The Books That Made Me – Part Three

Back in August I took the first pass at starting a series of posts inspired by the excellent occasional series of interviews that The Guardian newspaper conducts under the title “Books That Made Me.” – In that post I talked about what I was currently reading, and a book that changed my life. In December I picked up the challenge again and talked about if there was a book I wish I’d written, and a book that influenced my writing.

It’s been a while, so I think it’s time tackle another couple of questions:

The Book That Changed My Mind.

I’m not sure this book changed my mind about any one thing specifically, but it did make me look at the world around me from a different perspective. The Design of Everyday Things by Don Norman.

Norman combines backgrounds in engineering and psychology and applies them to the world of human-centered design where usability is just as important as aesthetics. The book gives many great examples of when designers get things right, and equally valuable where they get it wrong. I highly recommend this for anyone who is interested in how we interact with the physical world we inhabit, and how good design can make that experience more enjoyable.
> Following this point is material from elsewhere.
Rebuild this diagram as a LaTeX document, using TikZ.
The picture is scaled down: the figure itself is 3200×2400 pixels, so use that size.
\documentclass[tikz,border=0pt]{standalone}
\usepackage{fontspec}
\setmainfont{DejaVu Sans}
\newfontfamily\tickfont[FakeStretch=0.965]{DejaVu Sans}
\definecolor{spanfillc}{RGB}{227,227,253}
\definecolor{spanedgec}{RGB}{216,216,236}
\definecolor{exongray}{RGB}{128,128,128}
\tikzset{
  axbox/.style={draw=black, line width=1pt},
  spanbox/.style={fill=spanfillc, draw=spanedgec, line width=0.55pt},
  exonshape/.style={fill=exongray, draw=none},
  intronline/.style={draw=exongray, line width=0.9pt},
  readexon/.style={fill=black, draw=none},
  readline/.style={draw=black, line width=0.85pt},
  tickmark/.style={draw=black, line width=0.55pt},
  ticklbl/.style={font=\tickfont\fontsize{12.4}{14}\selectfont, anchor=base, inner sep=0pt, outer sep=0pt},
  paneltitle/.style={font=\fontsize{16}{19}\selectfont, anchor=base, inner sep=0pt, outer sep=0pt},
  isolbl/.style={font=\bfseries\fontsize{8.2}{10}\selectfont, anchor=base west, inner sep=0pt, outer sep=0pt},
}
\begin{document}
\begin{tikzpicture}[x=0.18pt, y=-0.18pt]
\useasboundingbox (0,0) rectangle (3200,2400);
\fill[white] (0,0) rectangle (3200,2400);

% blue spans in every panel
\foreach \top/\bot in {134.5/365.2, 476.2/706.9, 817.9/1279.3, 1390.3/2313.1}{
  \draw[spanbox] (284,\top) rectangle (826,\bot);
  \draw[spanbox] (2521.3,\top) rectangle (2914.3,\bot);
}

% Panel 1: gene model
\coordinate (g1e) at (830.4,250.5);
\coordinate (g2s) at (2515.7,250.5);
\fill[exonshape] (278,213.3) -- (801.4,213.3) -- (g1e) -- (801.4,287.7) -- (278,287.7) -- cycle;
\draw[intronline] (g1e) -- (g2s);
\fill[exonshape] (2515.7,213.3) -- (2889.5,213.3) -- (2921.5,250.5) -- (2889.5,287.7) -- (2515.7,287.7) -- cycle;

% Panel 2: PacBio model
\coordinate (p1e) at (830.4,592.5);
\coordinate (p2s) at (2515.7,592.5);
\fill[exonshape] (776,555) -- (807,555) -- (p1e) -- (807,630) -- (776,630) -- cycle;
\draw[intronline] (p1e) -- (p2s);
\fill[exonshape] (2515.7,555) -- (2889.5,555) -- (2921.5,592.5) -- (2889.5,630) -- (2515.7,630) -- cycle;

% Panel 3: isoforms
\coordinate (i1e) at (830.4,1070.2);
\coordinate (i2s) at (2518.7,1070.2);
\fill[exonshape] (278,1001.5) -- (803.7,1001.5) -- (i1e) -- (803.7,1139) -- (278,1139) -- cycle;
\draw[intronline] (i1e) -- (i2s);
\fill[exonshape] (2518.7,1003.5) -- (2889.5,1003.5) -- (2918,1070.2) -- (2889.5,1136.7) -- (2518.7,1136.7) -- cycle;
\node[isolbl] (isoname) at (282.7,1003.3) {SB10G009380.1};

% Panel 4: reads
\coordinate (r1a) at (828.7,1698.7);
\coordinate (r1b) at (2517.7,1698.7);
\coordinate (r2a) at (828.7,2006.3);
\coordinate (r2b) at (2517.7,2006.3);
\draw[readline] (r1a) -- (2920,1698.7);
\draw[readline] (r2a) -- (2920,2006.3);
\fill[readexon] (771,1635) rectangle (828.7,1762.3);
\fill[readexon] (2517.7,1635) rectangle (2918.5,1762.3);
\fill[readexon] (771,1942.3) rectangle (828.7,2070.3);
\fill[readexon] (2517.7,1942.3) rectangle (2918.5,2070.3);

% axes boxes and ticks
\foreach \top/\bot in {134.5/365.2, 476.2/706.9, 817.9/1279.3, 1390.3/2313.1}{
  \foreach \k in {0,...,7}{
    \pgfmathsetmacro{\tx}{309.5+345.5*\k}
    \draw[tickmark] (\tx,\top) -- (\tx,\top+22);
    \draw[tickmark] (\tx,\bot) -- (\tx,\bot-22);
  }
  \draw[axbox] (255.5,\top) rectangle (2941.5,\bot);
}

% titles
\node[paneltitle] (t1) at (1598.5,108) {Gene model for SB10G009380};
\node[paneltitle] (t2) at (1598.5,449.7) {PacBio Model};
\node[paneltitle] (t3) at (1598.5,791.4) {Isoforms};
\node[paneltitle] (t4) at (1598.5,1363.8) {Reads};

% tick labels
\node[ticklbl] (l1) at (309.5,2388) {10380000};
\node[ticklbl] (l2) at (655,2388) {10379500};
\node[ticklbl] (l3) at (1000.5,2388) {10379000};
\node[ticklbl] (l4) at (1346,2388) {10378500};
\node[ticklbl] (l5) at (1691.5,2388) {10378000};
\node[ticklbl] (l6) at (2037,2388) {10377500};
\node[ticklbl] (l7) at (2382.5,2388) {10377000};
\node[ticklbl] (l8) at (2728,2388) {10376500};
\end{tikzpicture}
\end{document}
The Design of Everyday Things – Don Norman

The Last Book To Make Me Cry

As a young man Adrian Gill’s dyslexia was so bad he was classified as functionally illiterate, his early adult years were lost to alcoholism. Then he discovered a talent for expressing himself through words and a love for food. We first came across him in his early days as the food critic for The Sunday Times. His reviews of places we’d never eat in and food we’d never try were the first thing we read. A.A.Gill grew to be one of British journalism’s best. A man who told it like he saw it, wasn’t afraid to pull his punches, and was unapologetic about his own life and views. The Best of A.A. Gill collects his best writing in food, television, travel, life, and most movingly his cause-celebre – the global refugee crisis. It ranges from cynical truths, to outrage, as well as the humorous, and heart-warming. It concludes with a heart wrenching piece where he talks honestly and brutally about is own imminent death from cancer. Overall this volume is an excellent celebration of an honest man.